ONETZ: Gab es für Sie auch Situationen, in denen Sie unzufrieden waren?

Norbert Leeb: Persönliche Empfindsamkeiten sollten hintanstehen, wenn man Führungsverantwortung übernimmt. Sorgen freilich macht mir der zunehmende Ausfall der Familie als Ort der sozialen Grundausbildung. Ganz skeptisch stehe ich Bestrebungen gegenüber, Mechanismen der Wirtschaft auf den Schulbereich zu übertragen. Wir haben es nicht mit Stückzahlen, Umsatzsteigerungen und Gewinnmargen zu tun, sondern mit Menschen.

ONETZ: Sie gehen jetzt in Pension. Welche Wünsche haben Sie für die Schule?

Norbert Leeb: Das OHG verfügt mit den Naturwissenschaften, den Sprachen und der Musik über ein ausgeprägtes Profil. Die Schule hat ein engagiertes Kollegium und eine Schülerschaft, um die uns viele beneiden. Im Jahr 2019 begeht die Schule ihr 100-jähriges Jubiläum. Hier sollte die ganze Schulgemeinschaft – Schüler, Eltern, Lehrkräfte – ein starkes Signal für eine starke Zukunft der Schule aussenden im Sinne ihrer Leitvorstellung „OHG: offen, harmonisch, gemeinsam“.

ONETZ: Wie werden Sie Ihre Zeit künftig verbringen? Welche privaten Pläne haben Sie?

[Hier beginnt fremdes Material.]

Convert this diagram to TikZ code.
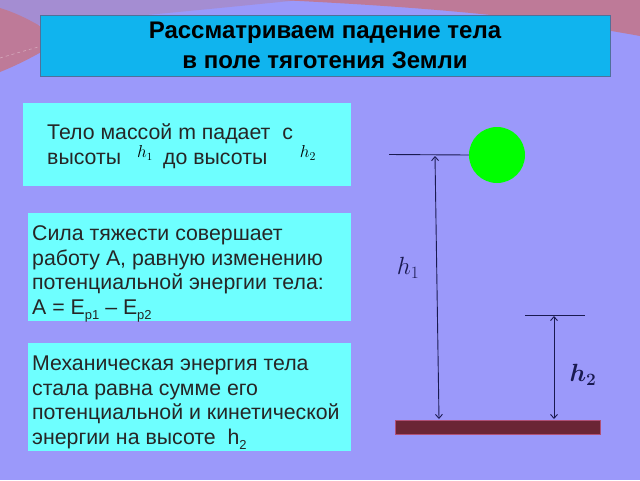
\documentclass[tikz,border=0pt]{standalone}
\usepackage{fontspec}
\usepackage{bm}
\setmainfont{Liberation Sans}
\usetikzlibrary{arrows.meta}
\definecolor{bgc}{HTML}{9B99FA}
\definecolor{mauve}{HTML}{A48DD2}
\definecolor{swoosh}{HTML}{BE7A98}
\definecolor{titlefill}{HTML}{10B4EE}
\definecolor{titleline}{HTML}{50709A}
\definecolor{boxfill}{HTML}{6EFFFF}
\definecolor{ink}{HTML}{1A1A50}
\definecolor{ground}{HTML}{6B2535}
\definecolor{groundline}{HTML}{B05075}
\newcommand\lowsub[1]{\raisebox{-5pt}{\fontsize{13}{13}\selectfont #1}}
\tikzset{
  infobox/.style={fill=boxfill, draw=none},
  bodytext/.style={anchor=base west, inner sep=0pt, font=\fontsize{21.3}{24}\selectfont, text=black!85},
  levelline/.style={draw=ink, line width=0.9pt},
  dimarrow/.style={draw=ink, line width=0.9pt, {Straight Barb[length=4pt,width=7pt]}-{Straight Barb[length=4pt,width=7pt]}},
}
\begin{document}
\begin{tikzpicture}[x=1pt,y=-1pt]
\useasboundingbox (0,0) rectangle (640,480);
% background
\fill[bgc] (0,0) rectangle (640,480);
\fill[mauve] (0,0) -- (0,28) .. controls (120,18) and (220,8) .. (300,0) -- cycle;
\fill[swoosh] (0,8) -- (0,72) .. controls (25,62) and (45,50) .. (62,40) .. controls (40,25) and (20,14) .. (0,8) -- cycle;
\fill[swoosh] (280,0) .. controls (400,6) and (520,14) .. (640,36) -- (640,0) -- cycle;
\draw[white, opacity=0.35, dashed, line width=0.6pt] (0,58) .. controls (20,52) and (35,48) .. (45,45);
% title
\node[fill=titlefill, draw=titleline, line width=0.8pt, minimum width=570pt, minimum height=61pt, inner sep=0pt, align=center,
      font=\bfseries\fontsize{24}{30}\selectfont] (title) at (325,45.5)
  {Рассматриваем падение тела\\в поле тяготения Земли};
% box 1
\path[infobox] (23,103) rectangle (351,186);
\node[bodytext] (b1l1) at (47,139) {Тело массой m падает\ \ с};
\node[bodytext] (b1l2) at (47,164) {высоты};
\node[bodytext] (b1l3) at (163,164) {до высоты};
\node[inner sep=0pt, font=\fontsize{16}{18}\selectfont] (b1h1) at (145,153) {$h_1$};
\node[inner sep=0pt, font=\fontsize{18}{20}\selectfont] (b1h2) at (308,153) {$h_2$};
% box 2
\path[infobox] (28,213) rectangle (351,321);
\node[bodytext] (b2l1) at (32,240) {Сила тяжести совершает};
\node[bodytext] (b2l2) at (32,265) {работу А, равную изменению};
\node[bodytext] (b2l3) at (32,289.5) {потенциальной энергии тела:};
\node[bodytext] (b2l4) at (32,314) {А = Е\lowsub{р1} – Е\lowsub{р2}};
% box 3
\path[infobox] (28,343) rectangle (351,451);
\node[bodytext] (b3l1) at (32,370) {Механическая энергия тела};
\node[bodytext] (b3l2) at (32,395) {стала равна сумме его};
\node[bodytext] (b3l3) at (32,419.5) {потенциальной и кинетической};
\node[bodytext] (b3l4) at (32,444) {энергии на высоте\ \ h\lowsub{2}};
% drawing
\node[circle, fill=green, minimum size=56pt, inner sep=0pt] (ball) at (497,155) {};
\coordinate (l1a) at (389,154.5);
\draw[levelline] (l1a) -- (ball.west);
\coordinate (h1top) at (435,156);
\coordinate (h1bot) at (439,419);
\draw[dimarrow] (h1top) -- (h1bot);
\node[inner sep=0pt, font=\fontsize{24}{28}\selectfont, text=ink] (h1lab) at (408,268) {$h_1$};
\coordinate (l2a) at (525,315);
\coordinate (l2b) at (585,315);
\draw[levelline] (l2a) -- (l2b);
\coordinate (h2top) at (554,316);
\coordinate (h2bot) at (554,419);
\draw[dimarrow] (h2top) -- (h2bot);
\node[inner sep=0pt, font=\fontsize{24}{28}\selectfont, text=ink] (h2lab) at (583,375) {$\bm{h_2}$};
\node[fill=ground, draw=groundline, line width=0.8pt, minimum width=205pt, minimum height=14pt, inner sep=0pt] (floor) at (497.5,427) {};
\end{tikzpicture}
\end{document}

Norbert Leeb: Eins vorneweg: Ich habe kein weinendes Auge und ich falle in kein tiefes Loch. Mein Anker-zentrum ist meine Familie. Darüber hinaus habe ich vielfältige Interessen in Literatur, Musik und Kunst. In aller Demut und Bescheidenheit: Wenn der Herbst meines Lebens noch einige sonnige Jahre bereithält, bin ich rundum glücklich und zufrieden. Und eines bin ich jetzt schon: unendlich dankbar für ein erfülltes Berufsleben.